Pick Up The Phone

Have a phonebia? When did the phone get to be so scary? Smartphones seem to be used more for hiding than for actual human contact. 

I’ve been really bad at getting back to people lately. Really bad. Calling, texting, pigeon mail. All of it. Bad. A reason could very well be that I am navigating the unknown territory of fatherhood. I think that’s just an excuse.

A Shallow Many For Depth In Few

There was a time in life when I was well connected. I had thousands of Facebook friends. I had few actual friends. Almost none, honestly. There was no friend, circle, or community with whom I lived life portraying mutual honesty and transparency. Every acquaintance knew the facade I had built better than they knew me. So I burned out from the thousands-of-friends plan and chose instead to focus on a few.

I became highly intentional with calling, hanging out, checking in, and constantly affirming, “I love you, man” to my guy friends. Out of buddies, I made friends, and eventually brothers in whom I invested heavily. I had traded in a shallow many for depth in a few and I was grateful; happy to already have received funeral invitations for when these guys were lifeless old bags of skin.

But you only get to be a bag of skin by living some life. And life is difficult. Committing to depth, meaning, and intentionality in relationships is hard because life is hard. It’s not always paintball war bachelor parties, beers, and “you aiight, bruh? Cool cool.” It’s crying with one another, being honest even when it stings, and carrying each other’s burdens. As I type this, I’m sobered by the truth in what I’m saying and the falsehoods to which I’ve been clinging.

No stranger to mental illness, I’ve done this before. Letting phone calls ring to voicemail while imagining what my excuse would be as to why I didn’t pick up. Letting text messages or emails sit for days and pile up to a daunting number. Always apologizing for being MIA and emptily saying, “Let’s definitely catch up soon!” The truth is that life is hard for me right now, and I’m afraid to be honest and transparent about it. I’m afraid to lean on brothers.

Fight Or Flight

Originally conceptualized in terms of wild animals, it’s an idea with which we are all familiar. When in the face of opposition, instinct clicks in. Typically, that instinct is one of two actions: fight or flight. Do you fight? Do you argue your way out of things, flailing your arms? Do you get angry, unable to function until you land a fist in something? Or do you flee? Do you avoid uncomfortable situations or people? Do you procrastinate, putting things off until someone else lands a fist in something?

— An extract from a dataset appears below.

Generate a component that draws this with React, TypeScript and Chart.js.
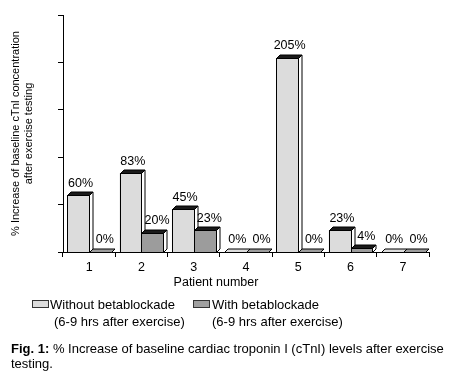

You’re no Sherlock if you think you have solved the mystery of what my instinct is. I, almost always, flee. I avoid, avoid, avoid. I hate conflict so I avoid it. I hate awkward situations so I avoid them. I hate mowing the lawn so I let it grow and tilt my head to the gutters. I hate talking politics so I limit my Facebook time. I hate going to the dentist so I let my teeth rot in my skull. Any uncomfortable situation I run into, I stop long enough to slap a smiley-face sticker on it so I don’t piss anyone off before I bolt the other direction.

So when my life got tough and my depression and anxiety turned from a simmer to a boil and then boiled over, I turned inward. I boarded up my house, treated my phone like a disease, and made friends with silhouetted furniture in my darkened living room. Loving friends called and I let it ring. Brothers texted and emailed. I let their messages sit. I have bolted from one extreme to another where once I had a thousand connections, now I’m content to be alone with a thousand problems.

The Problem With Avoiding Notifications 

My plan was to avoid uncomfortable vulnerability and potential awkwardness but I’m realizing that I’m running away from so much more. I’m not ignoring ringtones, notifications, or unread messages piling up in my inbox. I’m avoiding people. And not just people but friends, brothers. I don’t want a thousand empty friendships, shallow and meaningless. I want brotherhood. I want reality, authenticity, vulnerability. I want to carry my brother’s burden and for him to carry mine. But when push comes to shove and life gets hard, living like that takes a fearful intentionality. It takes bravery and courage, things that I have not had. At least not lately. I have been hiding. Isolating myself and allowing my investments in others and theirs in me to dissipate into ambiguity.

When I think of the situation like this, that is, when I stop avoiding and acknowledge what I am actually doing, I feel guilty. I’ve been a bad friend. Who knows? One of these brothers might be going through something incredibly difficult and upon reaching out to me, I retreated into my turtle shell for fear I’ll be forced to explain what is actually going on in my life right now. I fear sighs of disappointment or untranslatable prolonged silences but nothing in my history with these guys proves that their reactions will be negative. No, because they love and support me as a human, a friend, brother, an eventual bag of skin.

So here’s a challenge for you but even more so for me: take one step. Just pick up the phone or call a friend. Be honest and allow buddies to become friends to become brothers. Have a conversation. Make the connection. You’ll be glad you picked up the phone.